I am Brit with a registered company here in Portugal. I have received permission from Centro de Emprego to employ a person from Botswana. I have had a valid Portuguese employment contract drawn up by my accountant. Problem is the final paragraph of the permission letter from Centro de Emprego talks about 'requerimento do visto de residencia para obtencao de autorizacao de residencia para exercicio de actividade profissional subordinada, a effectuar no respectivo orgao e nos termos das normas legais aplicaveis.' 
What are they asking for and how do I do it or get it?

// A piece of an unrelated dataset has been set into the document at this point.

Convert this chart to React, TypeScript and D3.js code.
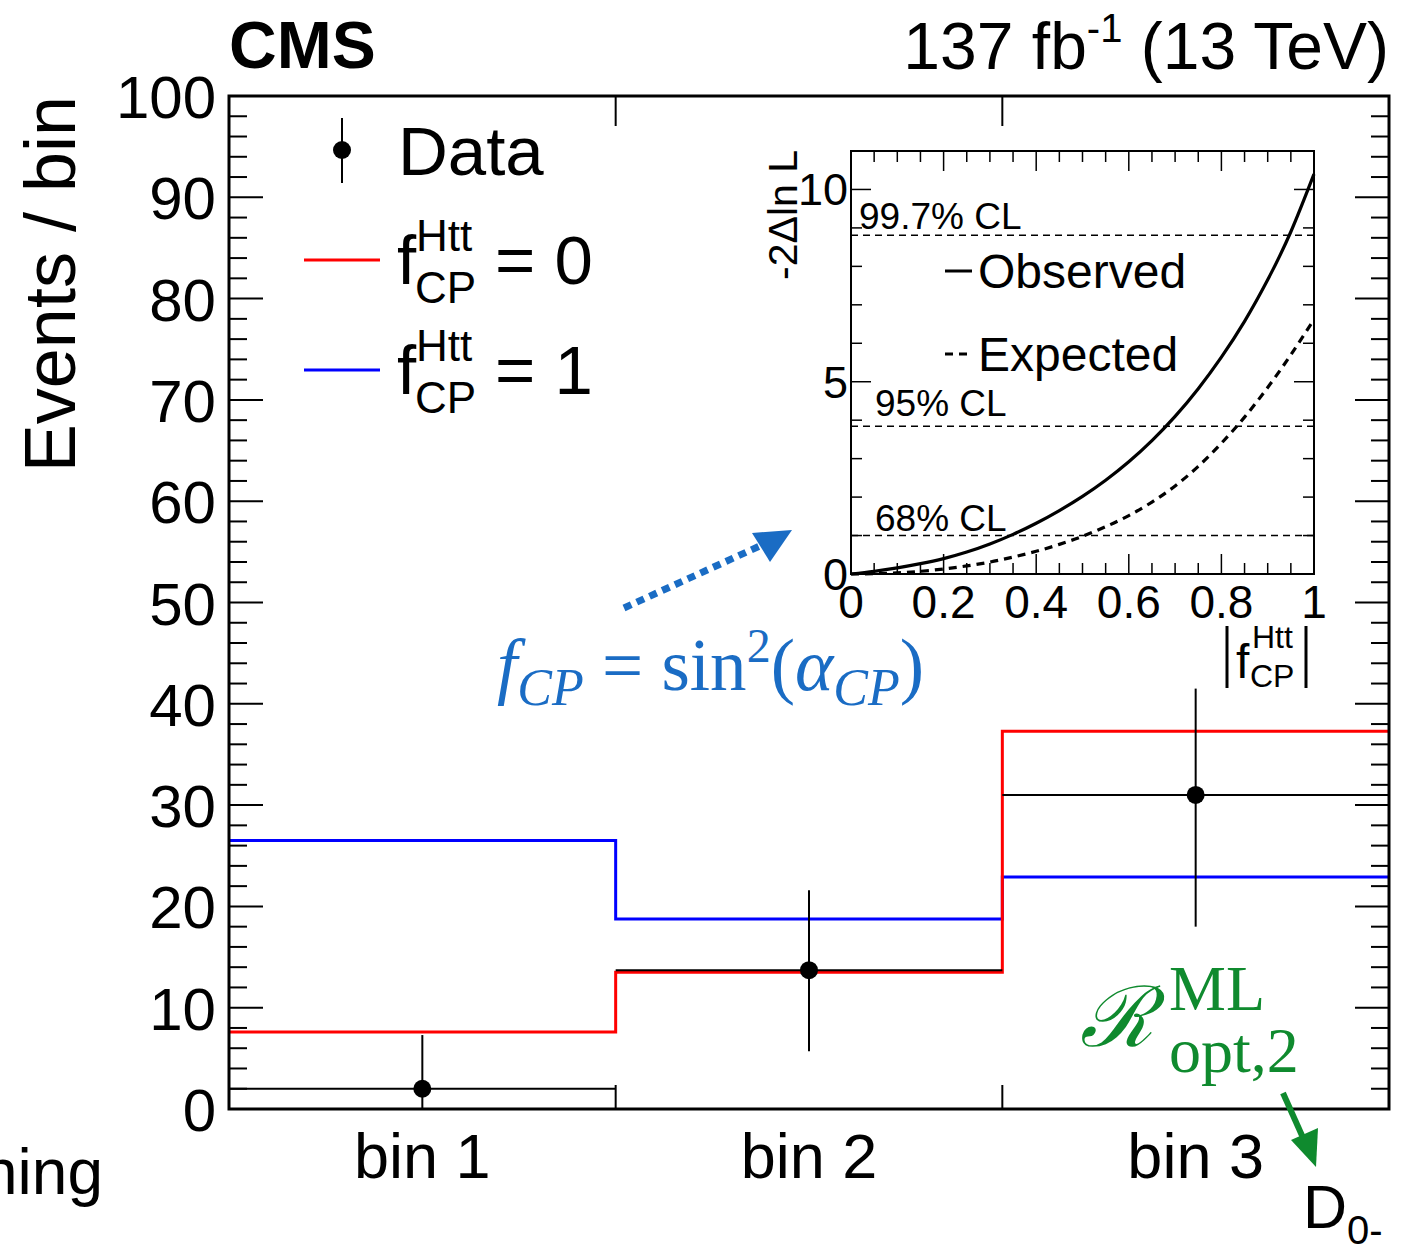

My accountant couldn't help and Centro de Emprego said they don't know what to do either.
Tony Charlton


----------



## anapedrosa (Mar 21, 2011)

Tony,
This is a guess, but I wonder if this is saying the permission is given to employ the person as long as they have a visa - and I would think that the visa is dependent on having that letter. However, I am not a lawyer and the wording is very confusing. Is the Centro de Emprego not able to shed light on your question?


----------



## tonycharlton (Jul 13, 2011)

Hi Anapedrosa
thanks for the reply. No-one seems to be able to help, my accountant, centro de emprego. My employee has come here with a visitor's visa expiring in January 30th 2013. Do you think SEF will accept that visa?


----------



## anapedrosa (Mar 21, 2011)

I don't know if SEF will accept that Visa, I would think it would be worth a try, but from my very limited understanding of visas, it's possible that they would insist on a new application from outside the country. I don't know how your Portuguese is, but this is one of those things that I would try and have someone who speaks strong Portuguese accompany you and the employee to the SEF office.


----------



## canoeman (Mar 3, 2011)

My understanding is that a non EU citizen needs an offer and contract of employment to get a "working Visa"
Non EU citizens need a Work Permit Autorização de Trabalho which you apply for from the local Labour Office

He/she requires an entry visa from SEF

When he/she arrives they need Residency Card from SEF, Social Security number from Segurança Social, NIF number, register with Health Service.

Paperwork required by Segurança Social and Financas
Passport and from previous country authorized copies of previous 3 years tax returns and a Social Security number or similar.


----------



## anapedrosa (Mar 21, 2011)

Canoeman - I was understanding from Tony's post that the employee is already in the country. I thought that generally you had to apply for a visa before entering the country and that there could be complications if trying to get one once in the country.


----------



## canoeman (Mar 3, 2011)

Yes that's what I understood as well, so should already have a Visa of some type.

I'm just passing on the information I have on procedure, which as we all know can be a nightmare and if something like tax returns is insisted on by Social and Financas can or would cause delays if not available, but then if someone hadn't worked before?


----------



## anapedrosa (Mar 21, 2011)

Ah - good points - as always.


----------